The first adverb, ἀκριβῶς (akribōs), was widely used in such works, with the common sense of carefully, accurately, precisely, exactly, or in detail (page 131). The second adverb, καθεξῆς (kathexēs), was less used initially, but became widespread by the time that Luke’s Gospel was being written. It can best be translated as in order, successively, continuously, or one after another. “A regular, connected account is in view”, Alexander concludes (pages 131–132).
So in verse 3 the author of this Gospel provides a clear, somewhat technical, explanation of how he has operated in crafting this work: collecting sources, gaining clear understanding of them, placing them in a reasoned and logical order, shaping his material with precision and care. All of this he claims for his own work. What he says of those sources he made use of (in verse 1) is simply that they are narratives or accounts.
His description is not explicitly pejorative, nor does it praise them as being like unto his work. They are simply there: he made use of them, with care, in appropriate ways. They may have been mere collections of sayings (such as the hypothetical Q source); they may have been oral accounts lumped together by key words, not pressed into a developing plot line; they may have been a connected, developed narrative work, such as the Gospel we attribute to Mark. But they were what they were. And he made good use of them.
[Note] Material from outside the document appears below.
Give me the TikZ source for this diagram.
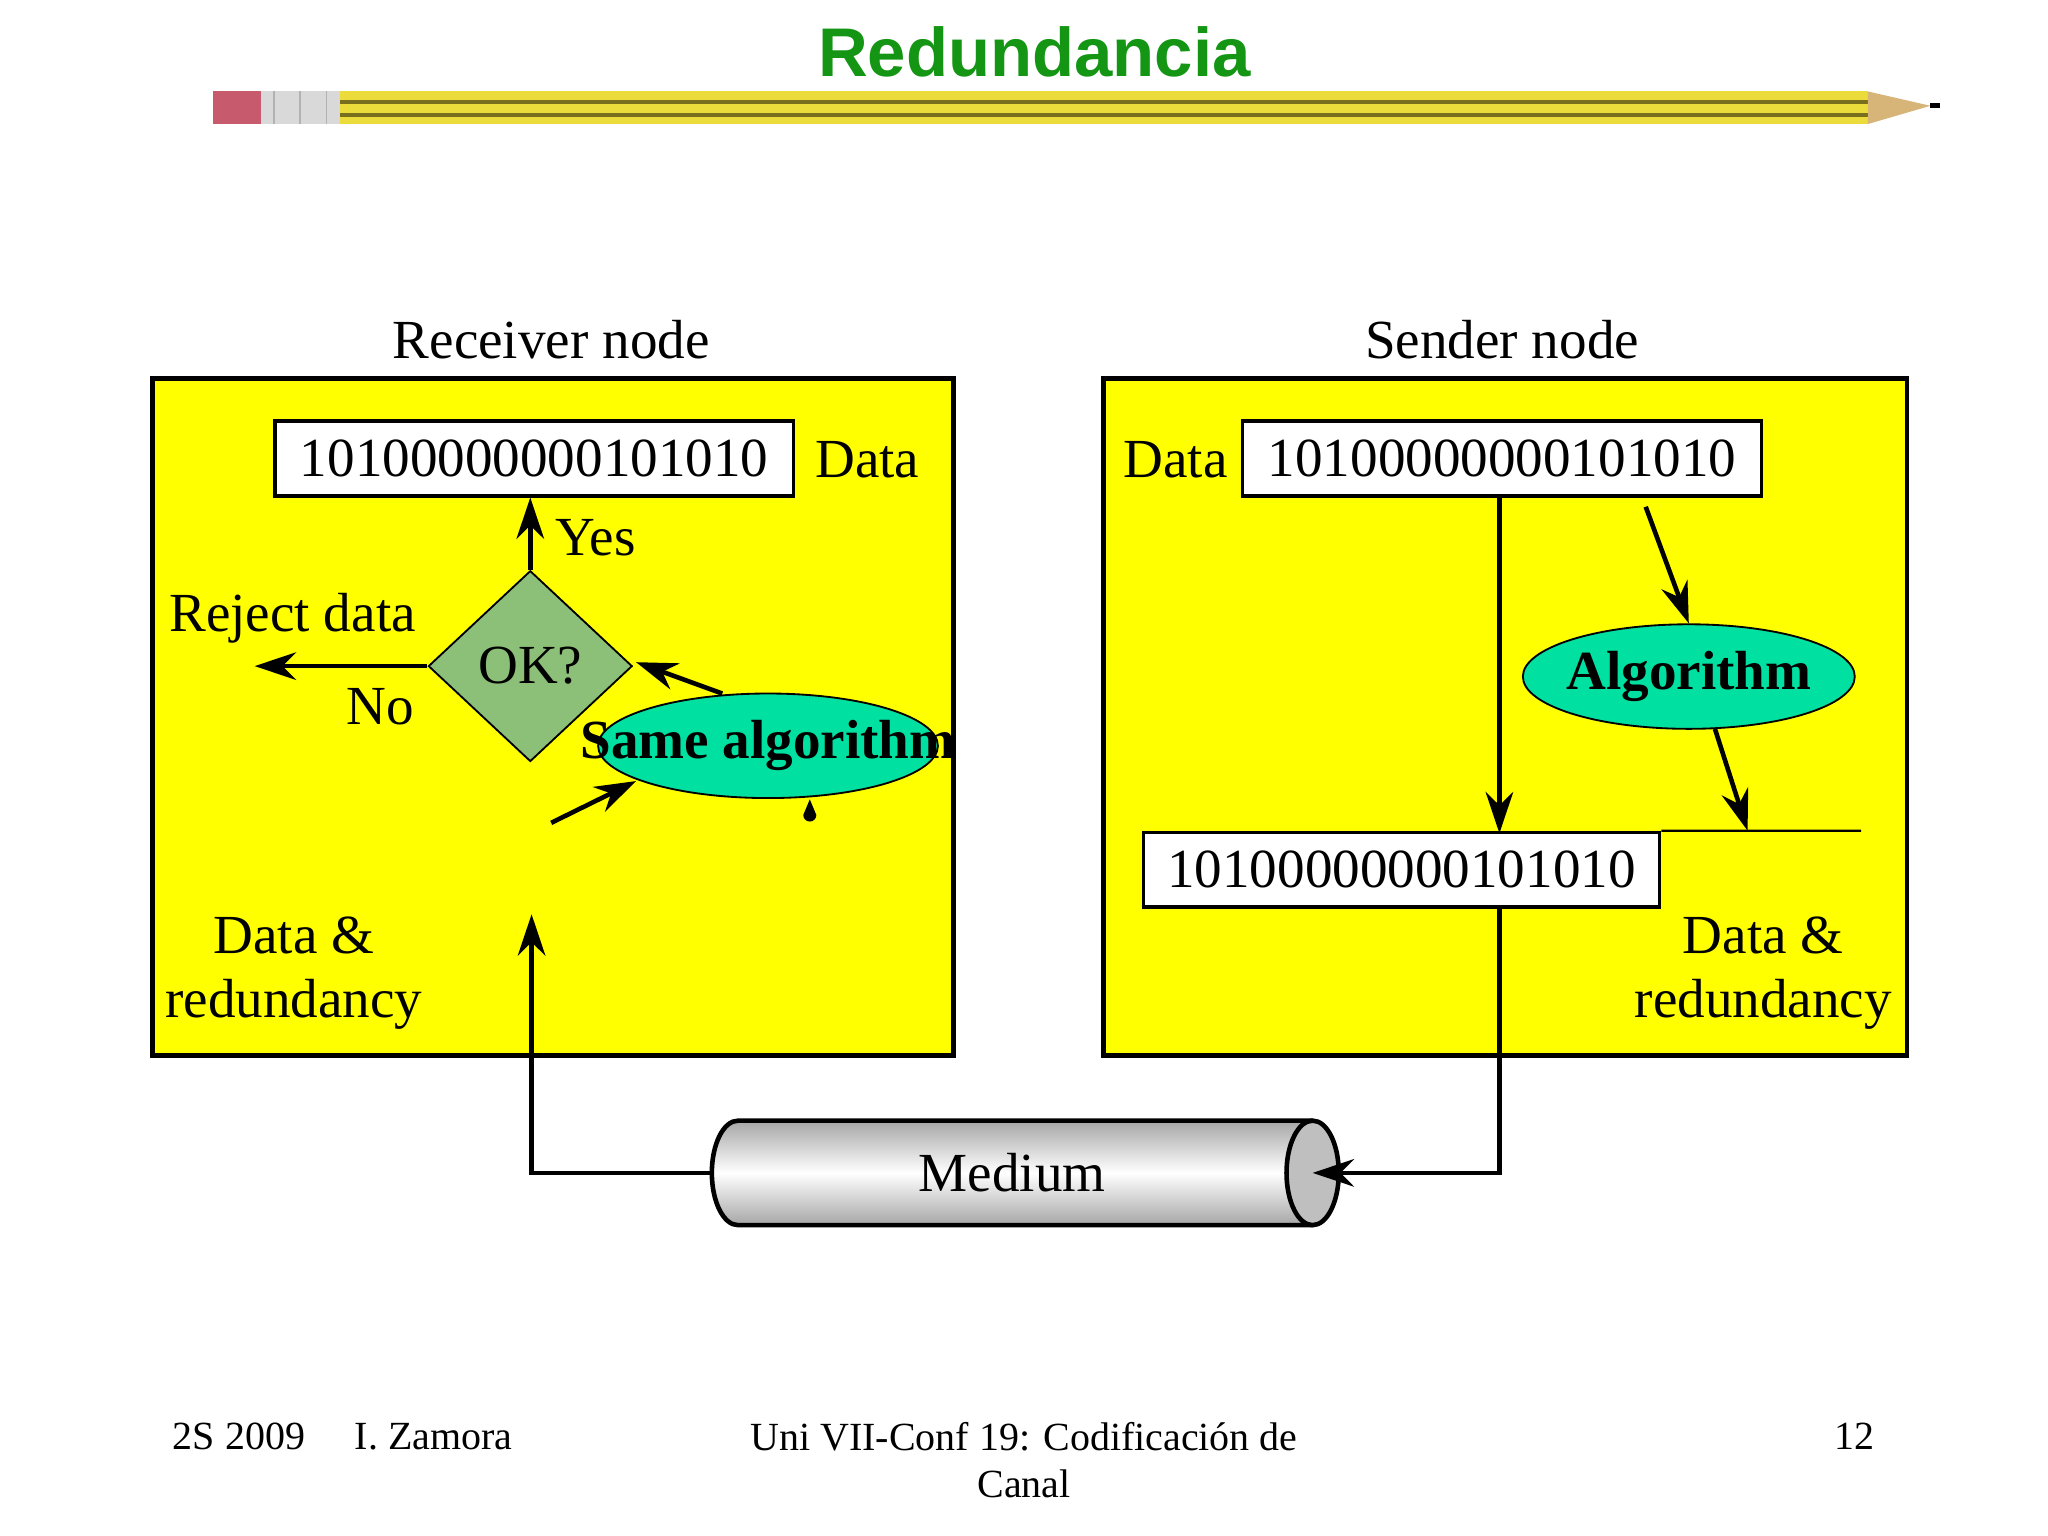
\documentclass[tikz,border=0pt]{standalone}
\usepackage{fontspec}
\setmainfont{Liberation Serif}
\newfontfamily\titlefont{Liberation Sans}
\usetikzlibrary{shapes.geometric,arrows.meta}
\definecolor{ttl}{RGB}{20,150,20}
\definecolor{eraser}{RGB}{200,90,110}
\definecolor{pbody}{RGB}{235,220,60}
\definecolor{pline}{RGB}{120,110,30}
\definecolor{ptip}{RGB}{215,180,120}
\definecolor{okg}{RGB}{140,192,120}
\definecolor{cyanel}{RGB}{0,224,160}
\definecolor{pyel}{RGB}{255,255,0}
\begin{document}
\begin{tikzpicture}[x=0.01cm,y=-0.01cm,
  txt/.style={font=\fontsize{12}{14}\selectfont},
  bits/.style={draw,fill=white,line width=0.8pt,minimum width=3.97cm,minimum height=0.57cm,inner sep=0pt,font=\fontsize{12}{14}\selectfont},
  panel/.style={draw,fill=pyel,line width=1pt},
  ell/.style={ellipse,draw,fill=cyanel,minimum width=2.6cm,minimum height=0.8cm,inner sep=0pt},
  btxt/.style={font=\bfseries\fontsize{12}{14}\selectfont},
  arr/.style={-{Stealth[length=9pt,width=6pt]},line width=1pt},
  foot/.style={font=\fontsize{8.7}{10.2}\selectfont}]
\useasboundingbox (0,0) rectangle (1568,1176);
\fill[white] (0,0) rectangle (1568,1176);
% title
\node[font=\titlefont\bfseries\fontsize{15}{18}\selectfont,text=ttl] (title) at (792,40) {Redundancia};
% pencil
\fill[eraser] (163,70) rectangle (200,95);
\fill[gray!30] (200,70) rectangle (260,95);
\draw[gray!60] (210,70)--(210,95) (230,70)--(230,95) (250,70)--(250,95);
\fill[pbody] (260,70) rectangle (1430,95);
\draw[pline,line width=1pt] (260,78)--(1430,78) (260,88)--(1430,88);
\fill[ptip] (1430,70)--(1478,81)--(1430,95)--cycle;
\fill[black] (1478,79) rectangle (1485,83);
% panels
\node[panel,minimum width=6.13cm,minimum height=5.18cm,anchor=north west] (lp) at (115,288) {};
\node[panel,minimum width=6.15cm,minimum height=5.18cm,anchor=north west] (rp) at (843,288) {};
\node[txt] (rtitle) at (422,260) {Receiver node};
\node[txt] (stitle) at (1150,260) {Sender node};
% left content
\node[bits] (ld) at (409,351) {10100000000101010};
\node[txt] (ldl) at (664,352) {Data};
\node[diamond,draw,fill=okg,minimum width=1.56cm,minimum height=1.46cm,inner sep=0pt,txt,aspect=1.07] (ok) at (406,510) {OK?};
\draw[arr] (ok.north) -- (ld.south -| ok.north);
\node[txt] (yes) at (456,412) {Yes};
\coordinate (rej) at (195,510);
\draw[arr] (ok.west) -- (rej);
\node[txt] (rejt) at (224,473) {Reject data};
\node[txt] (no) at (291,541) {No};
\node[ell] (same) at (588,571) {};
\node[btxt] (samet) at (588,571) {Same algorithm};
\coordinate (s1) at (553,531);
\draw[arr] (s1) -- (487,507);
\coordinate (s2) at (422,630);
\draw[arr] (s2) -- (487,598);
\fill (620,612) -- (615,624) arc(180:0:5) -- cycle;
\node[txt,align=center] (ldr) at (225,745) {Data \&\\redundancy};
% medium
\shade[top color=gray!70,bottom color=gray!70,middle color=white] (565,858) -- (1005,858) -- (1005,938) -- (565,938) arc(90:270:20 and 40) -- cycle;
\draw[line width=1pt] (565,858) -- (1005,858) (565,938) -- (1005,938) (565,938) arc(90:270:20 and 40);
\filldraw[fill=gray!50,line width=1pt] (1005,898) ellipse (20 and 40);
\node[txt,inner sep=0pt] (med) at (775,898) {Medium};
\coordinate (medL) at (545,898);
\coordinate (medR) at (1005,898);
\coordinate (lin) at (407,700);
\draw[arr] (medL) -- (407,898) -- (lin);
% right content
\node[bits] (rd) at (1150,351) {10100000000101010};
\node[txt] (rdl) at (900,352) {Data};
\node[bits,minimum width=3.95cm] (rb) at (1073,666) {10100000000101010};
\coordinate (d1) at (1148,380);
\coordinate (d2) at (1148,638);
\draw[arr] (d1) -- (d2);
\node[ell,minimum width=2.54cm] (alg) at (1293,518) {};
\node[btxt] (algt) at (1293,518) {Algorithm};
\coordinate (a1) at (1260,388);
\draw[arr] (a1) -- (alg.north);
\coordinate (a2) at (1338,636);
\draw[arr] (1313,558) -- (a2);
\draw[line width=0.5pt] (rb.north east) -- (1425,636);
\coordinate (d3) at (1148,694);
\draw[arr] (d3) -- (1148,898) -- (medR);
\node[txt,align=center] (rdr) at (1350,745) {Data \&\\redundancy};
% footer
\node[foot] (f1) at (183,1100) {2S 2009};
\node[foot] (f2) at (332,1100) {I. Zamora};
\node[foot,align=center] (f3) at (784,1118) {Uni VII-Conf 19: Codificación de\\Canal};
\node[foot] (f4) at (1420,1100) {12};
\end{tikzpicture}
\end{document}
So the NRSV has led us up the garden path when it describes these earlier works in the phrase “many have undertaken to set down an orderly account” (1:1). He simply describes them as “accounts”—narratives, stories, reports that he has made use of.
Moral of the story: use more than one translation when working from the English Bible; crosscheck and then explore the differences. Or, better still, learn Greek—and use it when reading biblical texts!!!